Saturday, April 03, 2010

Too Old to Revit?

Excuses come in all shapes and sizes. Many are derived from our age. He can't learn Revit...he's too old. You can't teach an old dog new tricks or so it goes. Sorry folks it isn't true. I know some old dogs who are using Revit quite comfortably. I've also met some youngsters who just don't get it.

I accept that there are learning issues associated with age in some cases. It certainly can be harder for someone to get used to using a computer AND Revit when they don't have a lifetime of using the technology. Most often it just comes down to attitude. Do you want to? I bet you can do it. Don't want to? I bet you'll find a way to make that come true.

My mother went back to school a few times in her life. After each of us (four kids) were completely immersed in school all day she took a part time job and enrolled at SUNY Binghamton. She studied language among other things. Years later she went back to school to get her MSW (Master of Social Work). Someone pointed out to her that she wouldn't be finished until she was in her 50's. She just replied, "So? I'll be 50 anyway?!?" Love my Mom, not ashamed to say it. She's always learning and age just isn't a reason not to do something.

As a wise old Jedi Knight told us years ago, "Do! or Do not! There is no try!" Even Nike ads pointed us in the right direction..."Just Do IT"! What are you waiting for? Haven't got around to it yet?

My boss at U-Haul, when I was a senior in high school, fixed that problem for me. He asked me if I finished something that I hadn't even started yet, my actual words were, "I didn't get around to it yet." He disappeared and came back a few minutes later and tossed me a little cardboard disc that looked something like this.

Consider this one go!


Jake Boen said...

Thanks for sharing your story. This is only something one gets from a good mentor or grandfather.

Unknown said...

Cool story Steve,
The oldest guy I have trained on Revit was 86. He didn't even know how a computer worked. He was fascinated by the mouse moving in his hand and the little arrow moving on his screen in the same direction. I sent him off with 2 computer games to install and finish on his own and return to finish his training. He was back a year later with a beaming smile ready for his course. He completed it very competently and is using Revit to draw past projects to keep himself busy.
Although I could appreciate rather sitting back and realxing in my twilight years, I found his passion very inspiring.



Unknown said...

Good story Steve!
Advice you could apply to Revit or life, I like it.

iyyy69 said...

As someone who first sat down at a personal computer at thirteen and has twenty-five years of informal experience training people of all ages on the computer, I most certainly agree that "attitude" plays the biggest part of success or failure. However, regardless of attitude, the older they are, the more they tend to struggle (there are always exceptions of course).

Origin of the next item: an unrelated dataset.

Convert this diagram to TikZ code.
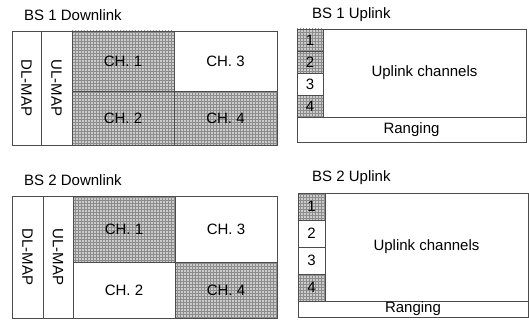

The somewhat tired saying "it's hard to teach an old dog new tricks" does have some science behind it. I do not claim to be an expert in cognitive neuroscience or anything, but I think I understand enough to know that as you become older, it becomes more difficult to "rewire" your brain for new things. The under 30 crowd pretty much grew up with computers, while their brains were still developing. The 30 to 50 crowd maybe started using them in high school, college, or their first office job. 50+ generally were introduced to computers as an adult with a life that existed before computers.

But learning to use a computer is not just learning something “new” that is based on a similar understanding of something “old”. Those of us who grew up with computers (or were introduced to them fairly early on) may take for granted the huge cognitive leap that the computer represents.

Steve said...

I didn't claim it is easy. Need to be sure that we don't make it an excuse to do nothing.

Seychellian said...

IM 41 and have been trying to learn Revit for the past 2yrs. I have to say its a really painful exercise for me. I am constantly reaching dead ends and getting frustrated. I am an architect and a creative person first and foremost and I am and starting to think that my mind just isn't configured to see things in Revit's database format with all its hierarchies and relationships (and the complex iterations of how they interact with one another. I am waiting for my Neo moment when everything suddenly becomes clear but with each passing year of struggle I am beginning to think it may never arrive.

Steve said...

Seychellian - I was 38 when I started with Revit. I definitely don't see design in "rows and columns" or in databases either. We all visualize things a bit differently. I tend to think of using Revit to build real things. All the tools let me build different parts of the building. I spent many years building things so it feels pretty natural for me to think of the software this way too.

Stick with it, you'll get there. This isn't a race or a task you finish, it's a career...and also call it an architectural practice right?